You want to multiply x by y, where both are 32 bit numbers.

The result is the sum of 32 numbers. The first number is x if bit #31 of y is 1, and 0 if bit #31 of y is 0. This number is shifted by 31 bits. The second number is x if bit #30 of y is 1, and 0 if bit #30 of y is 0. This number is shifted by 30 bits. And so on. The last number is x if bit #0 of y is 1, and 0 if bit #0 of y is 0. This number is shifted by 0 bits.
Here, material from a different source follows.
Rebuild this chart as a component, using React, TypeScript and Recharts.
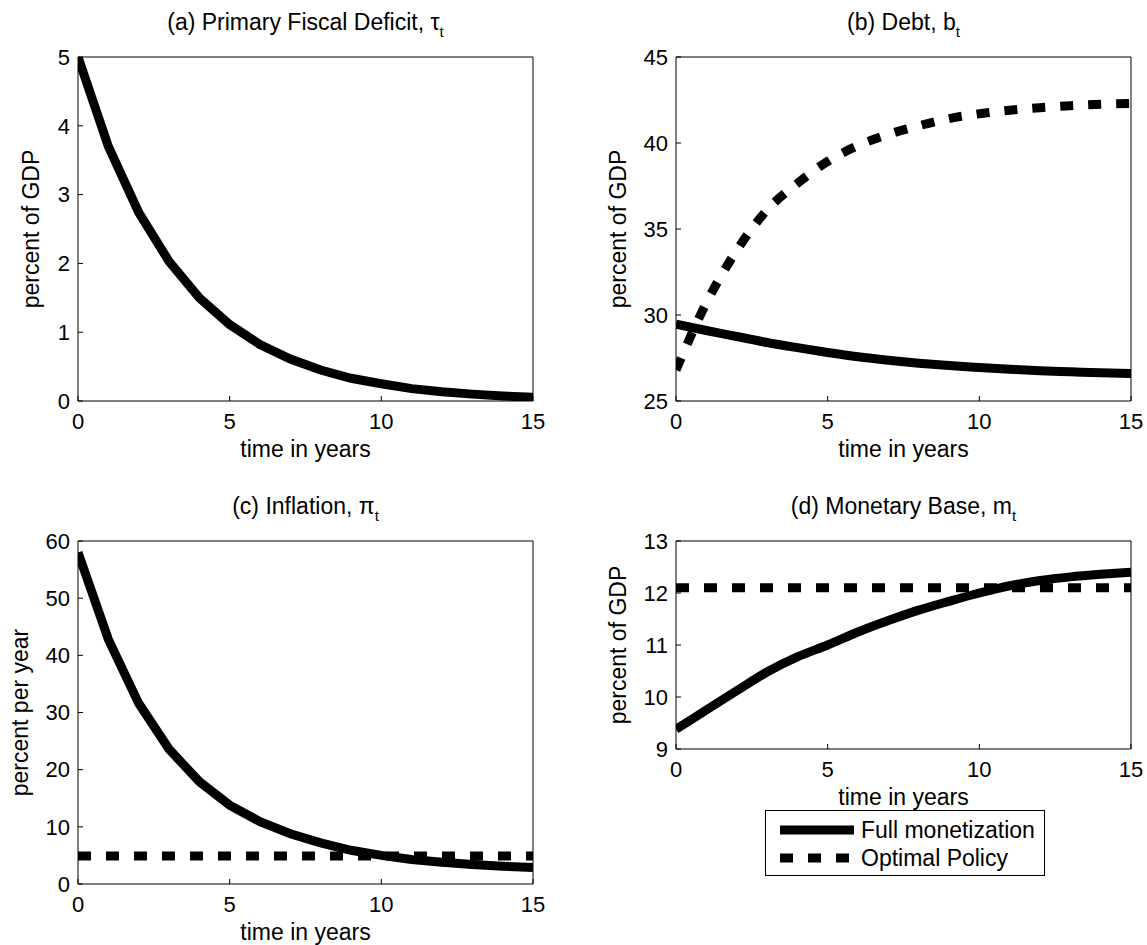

So you have 32 numbers to add. You use 16 adders in parallel to add the first and second, the third and fourth, the fifth and sixth number and so on. You get sixteen 34 bit results. Next you use 8 adders in parallel to each add two of these sums. Then 4 adders in parallel, then 2 adders in parallel, then one adder to get the final result.

Obviously you figure out how big each result can be, and where you would be adding zeroes (which obviously don't need adding). In total you need 31 adders, five levels deep, so the delay for the multiplier is about five times that of a 32 bit adder.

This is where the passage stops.